Not long after I was given the ultimatum; he called me again and as much as I didn’t want to, my friend reassured me that if I put the volume loud enough he will hear every word and make sure that no harm comes to me. He listened as my step dad and I as we yelled at each other. Then as we were yelling my step dad started throwing around death threats. He threatened that if I ever went home I “wouldn't know what hit [me]” and then said that if he ever saw my friends - then specifically referenced the one sitting beside me - he would “wring their necks”. I hung up the phone out of impulse and fright and I began falling into an extreme panic attack; my heart began racing, I was having an extremely hard time breathing, I was shaking, and I had this dreadful tightness in my chest that felt as if there was a giant hole. I kept clawing and pawing at my chest trying to cover it, trying to fill the emptiness and the tightness I felt. I was constantly hyperventilating, and I had this constant feeling like I was a little ant in a big giant world. I had this terrible sense that I was losing control and that I was going to die and that I had no control over it. My friend practically saved my life that day. He took me to the police station while I was scared, fragile, timid, and feeling insignificant. He helped me and took care of me. He made sure I was safe the entire day until I had my 2 suitcases full of stuff and I was at my other friends house for the night because she and her dad were going to drive me to the airport in the morning. 

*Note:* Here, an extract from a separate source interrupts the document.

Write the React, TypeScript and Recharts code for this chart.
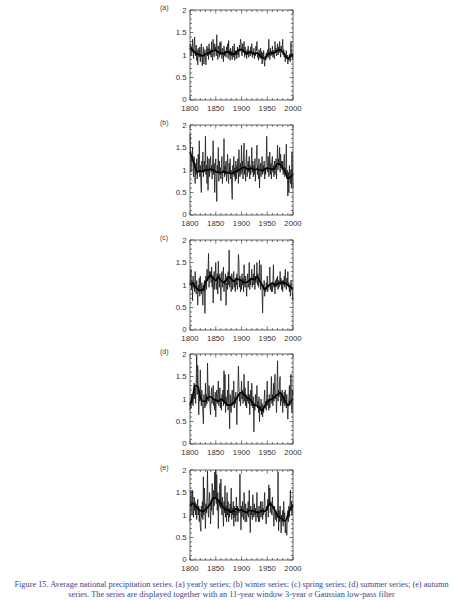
import { LineChart, Line, XAxis, YAxis } from "recharts"

// annual values (x100), one per year starting 1800
const firstYear = 1800
const smoothStep = 5

const yearly = [
  112, 125, 98, 118, 105, 135, 110, 92, 120, 140,
  105, 98, 122, 88, 110, 78, 115, 102, 95, 118,
  85, 110, 125, 92, 76, 105, 118, 80, 100, 112,
  95, 78, 108, 120, 98, 115, 90, 125, 105, 100,
  112, 95, 130, 102, 88, 135, 108, 96, 125, 110,
  118, 98, 145, 105, 90, 120, 110, 95, 128, 100,
  130, 102, 92, 115, 108, 85, 120, 98, 110, 102,
  95, 118, 105, 125, 92, 132, 100, 110, 88, 115,
  98, 108, 90, 120, 102, 95, 125, 88, 110, 100,
  105, 92, 118, 100, 112, 95, 122, 108, 135, 130,
  110, 98, 125, 105, 115, 130, 95, 118, 100, 108,
  92, 112, 100, 120, 95, 105, 110, 98, 118, 102,
  125, 95, 108, 100, 115, 92, 105, 98, 120, 110,
  130, 95, 105, 88, 112, 100, 92, 115, 98, 108,
  80, 105, 95, 110, 85, 75, 98, 88, 105, 92,
  100, 112, 95, 135, 105, 90, 115, 98, 108, 100,
  120, 95, 110, 102, 92, 130, 105, 115, 98, 112,
  125, 100, 118, 105, 130, 110, 95, 120, 108, 115,
  135, 100, 112, 95, 105, 85, 98, 110, 92, 100,
  80, 95, 88, 102, 90, 85, 130, 95, 105, 92,
  102,
]
const yearlySmooth = [
  115, 112, 105, 102, 100, 98, 102, 104, 106, 110, 110, 106, 105, 103, 106, 107, 103, 102, 106, 112,
  112, 108, 104, 106, 105, 103, 104, 100, 94, 92, 100, 104, 104, 106, 110, 112, 106, 98, 92, 98, 100,
]

const winter = [
  180, 140, 95, 130, 120, 150, 100, 85, 130, 110,
  70, 115, 90, 125, 80, 100, 135, 95, 165, 85,
  110, 75, 50, 120, 95, 140, 85, 105, 120, 95,
  175, 90, 110, 70, 130, 55, 100, 125, 85, 115,
  130, 95, 110, 80, 120, 165, 90, 115, 50, 105,
  125, 85, 30, 110, 95, 150, 75, 120, 90, 105,
  80, 115, 130, 70, 100, 95, 170, 85, 110, 90,
  120, 75, 105, 135, 90, 70, 115, 95, 125, 80,
  100, 60, 35, 110, 90, 130, 85, 105, 75, 120,
  80, 110, 95, 125, 70, 145, 100, 85, 115, 90,
  155, 95, 120, 80, 135, 160, 90, 110, 75, 125,
  145, 85, 105, 120, 95, 130, 80, 110, 90, 115,
  150, 95, 120, 85, 110, 90, 125, 75, 105, 130,
  155, 90, 110, 80, 125, 60, 100, 115, 85, 105,
  130, 90, 110, 95, 120, 80, 105, 90, 125, 175,
  110, 95, 130, 85, 105, 140, 90, 115, 80, 120,
  130, 95, 110, 85, 120, 90, 105, 125, 80, 115,
  155, 100, 125, 110, 150, 95, 135, 105, 120, 100,
  120, 90, 110, 135, 85, 105, 95, 157, 80, 100,
  42, 95, 50, 110, 85, 70, 100, 60, 140, 90,
  60,
]
const winterSmooth = [
  140, 125, 105, 96, 98, 97, 100, 100, 102, 100, 96, 95, 94, 96, 95, 94, 92, 94, 97, 100,
  104, 106, 103, 102, 104, 100, 102, 100, 99, 101, 104, 103, 102, 104, 114, 112, 104, 96, 82, 84, 92,
]

const spring = [
  100, 115, 135, 90, 110, 65, 120, 95, 105, 85,
  130, 95, 80, 110, 90, 55, 100, 85, 115, 75,
  120, 90, 80, 105, 75, 55, 100, 85, 110, 37,
  105, 120, 90, 135, 110, 125, 170, 95, 130, 115,
  130, 105, 140, 95, 120, 60, 115, 130, 90, 120,
  150, 105, 90, 125, 80, 153, 110, 95, 125, 100,
  65, 115, 130, 95, 120, 140, 85, 110, 100, 125,
  55, 105, 120, 90, 130, 100, 178, 95, 120, 110,
  85, 125, 105, 90, 120, 130, 95, 110, 85, 115,
  100, 125, 90, 110, 168, 150, 95, 120, 85, 110,
  90, 125, 100, 115, 85, 145, 105, 95, 120, 100,
  75, 110, 125, 95, 105, 150, 90, 115, 100, 120,
  135, 95, 110, 125, 100, 145, 90, 120, 105, 115,
  150, 100, 125, 95, 115, 155, 105, 90, 145, 110,
  85, 38, 100, 90, 110, 75, 95, 85, 105, 90,
  120, 85, 100, 95, 110, 140, 90, 105, 85, 100,
  85, 110, 145, 95, 105, 80, 110, 95, 115, 100,
  120, 90, 110, 95, 105, 130, 100, 115, 90, 110,
  85, 110, 100, 120, 95, 135, 105, 90, 115, 100,
  130, 95, 105, 85, 100, 75, 110, 90, 95, 80,
  65,
]
const springSmooth = [
  100, 104, 96, 90, 88, 90, 104, 115, 122, 116, 110, 118, 110, 106, 110, 118, 114, 108, 114, 112,
  110, 106, 106, 110, 114, 112, 118, 110, 100, 90, 96, 100, 104, 100, 102, 105, 106, 104, 100, 96, 92,
]

const summer = [
  75, 95, 80, 110, 90, 105, 85, 120, 135, 100,
  125, 90, 140, 198, 110, 175, 130, 65, 120, 95,
  165, 100, 85, 120, 90, 70, 45, 110, 95, 80,
  135, 85, 110, 90, 180, 120, 95, 130, 105, 80,
  65, 110, 125, 90, 105, 130, 85, 100, 75, 115,
  60, 100, 120, 90, 110, 140, 85, 95, 125, 80,
  100, 75, 110, 95, 120, 85, 163, 90, 155, 70,
  105, 85, 95, 120, 75, 155, 95, 34, 110, 85,
  70, 100, 120, 85, 95, 140, 80, 105, 90, 115,
  85, 43, 100, 120, 173, 130, 95, 115, 85, 105,
  140, 100, 120, 90, 110, 155, 95, 125, 85, 110,
  80, 105, 95, 140, 90, 110, 65, 100, 120, 85,
  135, 95, 80, 105, 27, 90, 75, 110, 85, 100,
  130, 80, 95, 70, 105, 50, 85, 75, 100, 65,
  90, 60, 85, 70, 100, 120, 80, 95, 75, 110,
  140, 85, 100, 75, 110, 80, 95, 105, 150, 90,
  110, 85, 135, 95, 120, 155, 100, 110, 70, 125,
  185, 95, 120, 105, 140, 150, 85, 110, 95, 120,
  70, 105, 90, 115, 85, 120, 95, 80, 110, 75,
  55, 90, 100, 130, 85, 110, 155, 95, 70, 120,
  110,
]
const summerSmooth = [
  87, 105, 130, 128, 105, 95, 95, 104, 105, 100, 98, 95, 100, 96, 90, 86, 88, 92, 100, 110,
  115, 110, 104, 100, 94, 86, 85, 80, 74, 84, 94, 98, 100, 106, 110, 114, 106, 96, 86, 94, 100,
]

const autumn = [
  85, 130, 155, 120, 100, 155, 125, 95, 140, 110,
  130, 100, 125, 90, 115, 135, 100, 120, 85, 110,
  75, 64, 120, 95, 130, 90, 185, 100, 160, 115,
  70, 125, 105, 140, 198, 110, 95, 130, 150, 115,
  80, 130, 110, 170, 140, 100, 155, 120, 195, 135,
  200, 125, 190, 110, 150, 70, 135, 120, 170, 115,
  180, 125, 100, 140, 110, 75, 130, 105, 165, 95,
  120, 85, 150, 100, 130, 85, 115, 95, 125, 105,
  160, 90, 115, 100, 130, 75, 120, 95, 110, 85,
  140, 100, 120, 85, 115, 105, 130, 191, 110, 67,
  120, 95, 130, 105, 90, 150, 110, 85, 125, 100,
  85, 115, 100, 130, 95, 155, 110, 61, 120, 100,
  110, 90, 145, 105, 95, 125, 100, 115, 85, 110,
  150, 95, 110, 85, 120, 85, 105, 130, 95, 110,
  130, 90, 115, 100, 125, 150, 105, 95, 80, 120,
  110, 135, 95, 167, 120, 160, 105, 130, 115, 100,
  140, 110, 95, 75, 120, 100, 90, 110, 85, 105,
  95, 196, 65, 110, 85, 120, 95, 60, 100, 85,
  110, 75, 130, 90, 105, 60, 85, 70, 55, 95,
  110, 85, 120, 95, 120, 155, 110, 130, 100, 125,
  120,
]
const autumnSmooth = [
  120, 126, 120, 115, 110, 108, 112, 118, 126, 138, 138, 132, 126, 116, 112, 110, 106, 110, 114, 110,
  112, 108, 106, 110, 110, 108, 106, 106, 110, 108, 116, 126, 120, 110, 98, 94, 90, 86, 100, 114, 120,
]

const xTicks = [1800, 1810, 1820, 1830, 1840, 1850, 1860, 1870, 1880, 1890, 1900, 1910, 1920, 1930, 1940, 1950, 1960, 1970, 1980, 1990, 2000]
const xLabels = [1800, 1850, 1900, 1950, 2000]
const yTicks = [0, 0.1, 0.2, 0.3, 0.4, 0.5, 0.6, 0.7, 0.8, 0.9, 1, 1.1, 1.2, 1.3, 1.4, 1.5, 1.6, 1.7, 1.8, 1.9, 2]
const yLabels = [0, 0.5, 1, 1.5, 2]

const panels = [
  { letter: "(a)", top: 10, annual: yearly, smooth: yearlySmooth },
  { letter: "(b)", top: 125, annual: winter, smooth: winterSmooth },
  { letter: "(c)", top: 240, annual: spring, smooth: springSmooth },
  { letter: "(d)", top: 354, annual: summer, smooth: summerSmooth },
  { letter: "(e)", top: 470, annual: autumn, smooth: autumnSmooth },
]

const axisColor = "#222"
const labelColor = "#333"
const sans = "Liberation Sans, Arial, sans-serif"

const isYLabel = (v: number) => yLabels.some((l) => Math.abs(l - v) < 1e-6)

function bottomTick(props: any) {
  const { x, y, payload } = props
  const major = xLabels.includes(payload.value)
  return (
    <g>
      <line x1={x} x2={x} y1={y} y2={y - (major ? 3.5 : 2)} stroke={axisColor} strokeWidth={0.6} />
      {major && (
        <text x={x} y={y + 10.5} textAnchor="middle" fontSize={7.8} fill={labelColor} fontFamily={sans}>
          {payload.value}
        </text>
      )}
    </g>
  )
}

function topTick(props: any) {
  const { x, y, payload } = props
  const major = xLabels.includes(payload.value)
  return <line x1={x} x2={x} y1={y} y2={y + (major ? 3.5 : 2)} stroke={axisColor} strokeWidth={0.6} />
}

function leftTick(props: any) {
  const { x, y, payload } = props
  const major = isYLabel(payload.value)
  return (
    <g>
      <line x1={x} x2={x + (major ? 3.5 : 2)} y1={y} y2={y} stroke={axisColor} strokeWidth={0.6} />
      {major && (
        <text x={x - 3.5} y={y + (payload.value === 0 ? 1.5 : 2.8)} textAnchor="end" fontSize={7.8} fill={labelColor} fontFamily={sans}>
          {payload.value}
        </text>
      )}
    </g>
  )
}

function rightTick(props: any) {
  const { x, y, payload } = props
  const major = isYLabel(payload.value)
  return <line x1={x} x2={x - (major ? 3.5 : 2)} y1={y} y2={y} stroke={axisColor} strokeWidth={0.6} />
}

function Panel({ letter, top, annual, smooth }: { letter: string; top: number; annual: number[]; smooth: number[] }) {
  const annualRows = annual.map((v, i) => ({ year: firstYear + i, value: v / 100 }))
  const smoothRows = smooth.map((v, i) => ({ year: firstYear + smoothStep * i, value: v / 100 }))

  return (
    <div style={{ position: "absolute", left: 0, top: top - 10, width: 455, height: 115 }}>
      <div
        style={{
          position: "absolute",
          left: 160,
          top: 4,
          fontFamily: sans,
          fontSize: 7,
          lineHeight: "8px",
          color: "#444",
        }}
      >
        {letter}
      </div>
      <LineChart width={455} height={115} margin={{ top: 9, right: 161, bottom: 14, left: 189 }}>
        <XAxis
          xAxisId="bottom"
          dataKey="year"
          type="number"
          domain={[1800, 2000]}
          ticks={xTicks}
          interval={0}
          tick={bottomTick}
          tickLine={false}
          tickSize={0}
          tickMargin={0}
          height={1}
          stroke={axisColor}
          strokeWidth={0.7}
        />
        <XAxis
          xAxisId="top"
          orientation="top"
          dataKey="year"
          type="number"
          domain={[1800, 2000]}
          ticks={xTicks}
          interval={0}
          tick={topTick}
          tickLine={false}
          tickSize={0}
          tickMargin={0}
          height={1}
          stroke={axisColor}
          strokeWidth={0.7}
        />
        <YAxis
          yAxisId="left"
          type="number"
          domain={[0, 2]}
          ticks={yTicks}
          interval={0}
          tick={leftTick}
          tickLine={false}
          tickSize={0}
          tickMargin={0}
          width={1}
          stroke={axisColor}
          strokeWidth={0.7}
        />
        <YAxis
          yAxisId="right"
          orientation="right"
          type="number"
          domain={[0, 2]}
          ticks={yTicks}
          interval={0}
          tick={rightTick}
          tickLine={false}
          tickSize={0}
          tickMargin={0}
          width={1}
          stroke={axisColor}
          strokeWidth={0.7}
        />
        <Line
          xAxisId="bottom"
          yAxisId="left"
          data={annualRows}
          dataKey="value"
          type="linear"
          stroke="#1a1a1a"
          strokeWidth={0.8}
          dot={false}
          isAnimationActive={false}
        />
        <Line
          xAxisId="top"
          yAxisId="right"
          data={smoothRows}
          dataKey="value"
          type="monotone"
          stroke="#000"
          strokeWidth={1.7}
          dot={false}
          isAnimationActive={false}
        />
      </LineChart>
    </div>
  )
}

export default function App() {
  return (
    <div style={{ position: "absolute", left: 0, top: 0, width: 455, height: 600, background: "#fff" }}>
      {panels.map((p) => (
        <Panel key={p.letter} {...p} />
      ))}
      <div
        style={{
          position: "absolute",
          left: 8,
          top: 580,
          width: 447,
          textAlign: "center",
          fontFamily: "Liberation Serif, Times New Roman, serif",
          fontSize: 8.3,
          lineHeight: "9.5px",
          color: "#34468f",
          whiteSpace: "nowrap",
        }}
      >
        Figure 15. Average national precipitation series. (a) yearly series; (b) winter series; (c) spring series; (d) summer
        series; (e) autumn
        <br />
        series. The series are displayed together with an 11-year window 3-year <i>σ</i> Gaussian low-pass filter
      </div>
    </div>
  )
}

Once in Winnipeg, I stayed with my grandparents; I registered for school and attended as many of my classes as I could but everyday I still struggled with the constant fear that my step dad was going to come here, and find me. I constantly missed morning classes due to constantly waking up with terrible anxiety and ended up having to drop multiple courses. I went from an 80 average student to a teen who barely scraped by and it was heartbreaking, stressful, and depressing. My major depressive episodes returned and having no one in Winnipeg that really knew my story, I turned to my old friends in Ottawa. I was suicidal, and I just wanted to give up. Despite regular meetings with a counselor, it just wasn’t enough to talk about it. I needed people who really knew and experienced what had happened during that spring and summer. Eventually my mom came to winnipeg not long after due to worsening conditions in the household with my step dad.

A lot happened between then and now. Some things I’m proud of, some I’m not. But My anxiety and my depression has improved greatly and I still owe my life to my friends who helped me that day. I left to save them more than I did to save myself. I never wanted harm to come to them and in order to protect them I took a big risk. I was alone, afraid and empty. All I ever needed was human contact and communication. I am better now. And I may not be proud of who I am yet, but I wear my past as a badge of honor and I will never, ever wish a past like mine on anyone.